>>>>>
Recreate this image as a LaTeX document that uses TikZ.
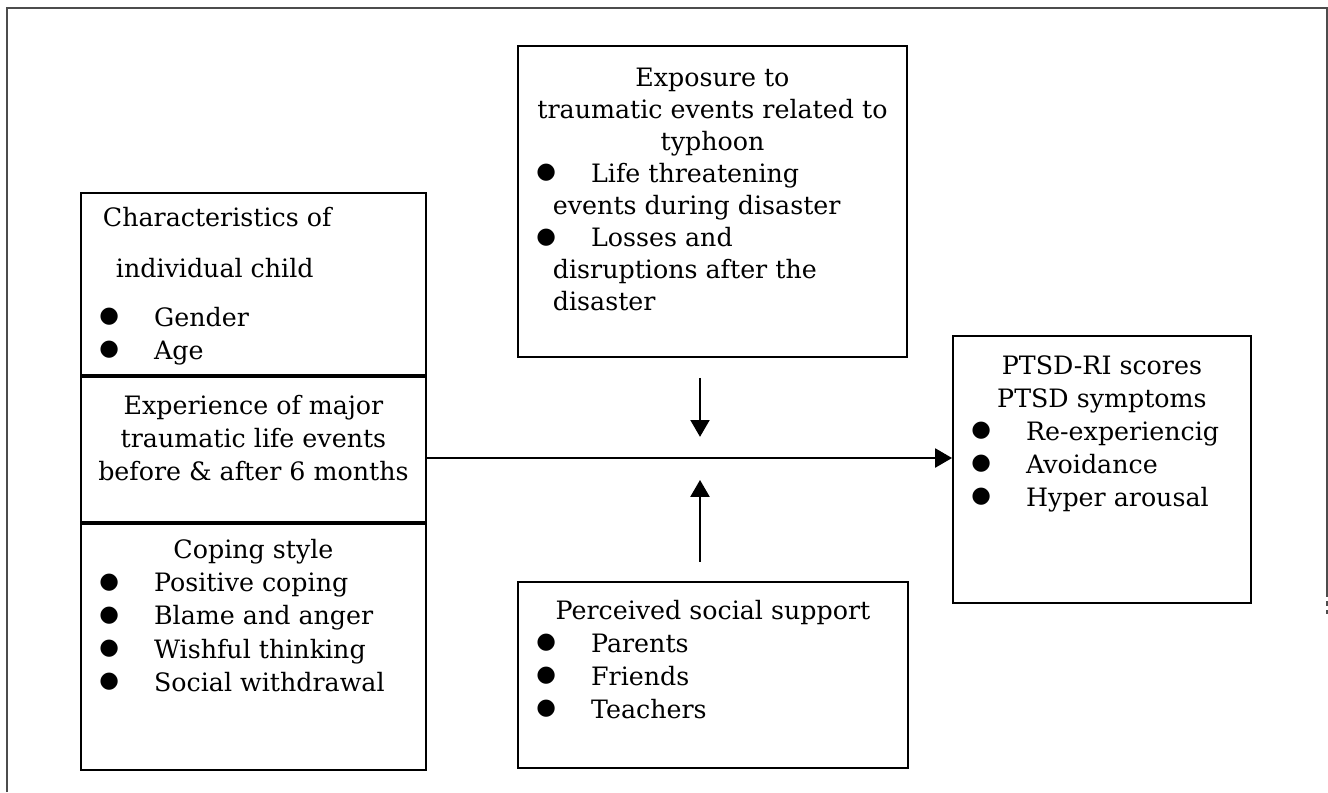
\documentclass[tikz,border=0pt]{standalone}
\usepackage{fontspec}
\setmainfont{DejaVu Serif}
\newfontfamily\dotfont{DejaVu Sans}
\usetikzlibrary{positioning,arrows.meta}

% bullet line and its continuation
\newcommand{\bul}[1]{\par\noindent\hspace*{0.46cm}\makebox[1.37cm][l]{\raisebox{0.09cm}{\dotfont\fontsize{16}{16}\selectfont ●}}#1}
\newcommand{\cont}[1]{\par\noindent\hspace*{0.875cm}#1}

\begin{document}
\begin{tikzpicture}
[x=0.025cm,y=-0.025cm,
 box/.style={draw,line width=1.3pt,inner sep=0pt,anchor=north west},
 arr/.style={line width=0.9pt,-{Triangle[length=0.42cm,width=0.48cm]}},
 frame/.style={line width=0.8pt,black!70}]
\fontsize{18}{23.5}\selectfont
\useasboundingbox (0,0) rectangle (1328,792);
\draw[frame] (7,792) -- (7,8) -- (1327,8) -- (1327,593);
\draw[frame,dashed] (1327,593) -- (1327,615);

% left column
\node[box,minimum width=8.625cm,minimum height=4.55cm] (chars) at (80,192)
 {\parbox[c][4.55cm][t]{8.625cm}{\vspace*{0.35cm}
  \noindent\hspace*{0.55cm}Characteristics of\\[0.45cm]
  \hspace*{0.875cm}individual child\vspace{0.4cm}
  \bul{Gender}
  \bul{Age}}};
\node[box,minimum width=8.625cm,minimum height=3.625cm,below=0pt of chars] (exper)
 {\parbox[c][3.625cm][t]{8.625cm}{\vspace*{0.45cm}\centering
  Experience of major\\traumatic life events\\before \& after 6 months\par}};
\node[box,minimum width=8.625cm,minimum height=6.15cm,below=0pt of exper] (coping)
 {\parbox[c][6.15cm][t]{8.625cm}{\vspace*{0.4cm}
  {\centering Coping style\par}
  \bul{Positive coping}
  \bul{Blame and anger}
  \bul{Wishful thinking}
  \bul{Social withdrawal}}};

% middle column
\node[box,minimum width=9.725cm,minimum height=7.775cm] (expo) at (517,45)
 {\parbox[c][7.775cm][t]{9.725cm}{\fontsize{18}{22.8}\selectfont\vspace*{0.55cm}
  {\centering Exposure to\\traumatic events related to\\typhoon\par}
  \bul{Life threatening}
  \cont{events during disaster}
  \bul{Losses and}
  \cont{disruptions after the}
  \cont{disaster}}};
\node[box,minimum width=9.75cm,minimum height=4.65cm] (support) at (517,581)
 {\parbox[c][4.65cm][t]{9.75cm}{\vspace*{0.45cm}
  {\centering Perceived social support\par}
  \bul{Parents}
  \bul{Friends}
  \bul{Teachers}}};

% outcome
\node[box,minimum width=7.45cm,minimum height=6.675cm] (ptsd) at (952,335)
 {\parbox[c][6.675cm][t]{7.45cm}{\vspace*{0.49cm}
  {\centering PTSD-RI scores\\PTSD symptoms\par}
  \bul{Re-experiencig}
  \bul{Avoidance}
  \bul{Hyper arousal}}};

\coordinate (join) at (700,458);
\draw[arr] (exper.east |- join) -- (ptsd.west |- join);
\draw[arr,shorten <=0.5cm,shorten >=0.53cm] (join |- expo.south) -- (join);
\draw[arr,shorten <=0.48cm,shorten >=0.55cm] (join |- support.north) -- (join);
\end{tikzpicture}
\end{document}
<<<<<
▸ Set exercise
Take the listing and print it again exactly, but without any pictures.

▸ Output of the task
Recreate this image as a LaTeX document that uses TikZ.
\documentclass[tikz,border=0pt]{standalone}
\usepackage{fontspec}
\setmainfont{DejaVu Serif}
\newfontfamily\dotfont{DejaVu Sans}
\usetikzlibrary{positioning,arrows.meta}

% bullet line and its continuation
\newcommand{\bul}[1]{\par\noindent\hspace*{0.46cm}\makebox[1.37cm][l]{\raisebox{0.09cm}{\dotfont\fontsize{16}{16}\selectfont ●}}#1}
\newcommand{\cont}[1]{\par\noindent\hspace*{0.875cm}#1}

\begin{document}
\begin{tikzpicture}
[x=0.025cm,y=-0.025cm,
 box/.style={draw,line width=1.3pt,inner sep=0pt,anchor=north west},
 arr/.style={line width=0.9pt,-{Triangle[length=0.42cm,width=0.48cm]}},
 frame/.style={line width=0.8pt,black!70}]
\fontsize{18}{23.5}\selectfont
\useasboundingbox (0,0) rectangle (1328,792);
\draw[frame] (7,792) -- (7,8) -- (1327,8) -- (1327,593);
\draw[frame,dashed] (1327,593) -- (1327,615);

% left column
\node[box,minimum width=8.625cm,minimum height=4.55cm] (chars) at (80,192)
 {\parbox[c][4.55cm][t]{8.625cm}{\vspace*{0.35cm}
  \noindent\hspace*{0.55cm}Characteristics of\\[0.45cm]
  \hspace*{0.875cm}individual child\vspace{0.4cm}
  \bul{Gender}
  \bul{Age}}};
\node[box,minimum width=8.625cm,minimum height=3.625cm,below=0pt of chars] (exper)
 {\parbox[c][3.625cm][t]{8.625cm}{\vspace*{0.45cm}\centering
  Experience of major\\traumatic life events\\before \& after 6 months\par}};
\node[box,minimum width=8.625cm,minimum height=6.15cm,below=0pt of exper] (coping)
 {\parbox[c][6.15cm][t]{8.625cm}{\vspace*{0.4cm}
  {\centering Coping style\par}
  \bul{Positive coping}
  \bul{Blame and anger}
  \bul{Wishful thinking}
  \bul{Social withdrawal}}};

% middle column
\node[box,minimum width=9.725cm,minimum height=7.775cm] (expo) at (517,45)
 {\parbox[c][7.775cm][t]{9.725cm}{\fontsize{18}{22.8}\selectfont\vspace*{0.55cm}
  {\centering Exposure to\\traumatic events related to\\typhoon\par}
  \bul{Life threatening}
  \cont{events during disaster}
  \bul{Losses and}
  \cont{disruptions after the}
  \cont{disaster}}};
\node[box,minimum width=9.75cm,minimum height=4.65cm] (support) at (517,581)
 {\parbox[c][4.65cm][t]{9.75cm}{\vspace*{0.45cm}
  {\centering Perceived social support\par}
  \bul{Parents}
  \bul{Friends}
  \bul{Teachers}}};

% outcome
\node[box,minimum width=7.45cm,minimum height=6.675cm] (ptsd) at (952,335)
 {\parbox[c][6.675cm][t]{7.45cm}{\vspace*{0.49cm}
  {\centering PTSD-RI scores\\PTSD symptoms\par}
  \bul{Re-experiencig}
  \bul{Avoidance}
  \bul{Hyper arousal}}};

\coordinate (join) at (700,458);
\draw[arr] (exper.east |- join) -- (ptsd.west |- join);
\draw[arr,shorten <=0.5cm,shorten >=0.53cm] (join |- expo.south) -- (join);
\draw[arr,shorten <=0.48cm,shorten >=0.55cm] (join |- support.north) -- (join);
\end{tikzpicture}
\end{document}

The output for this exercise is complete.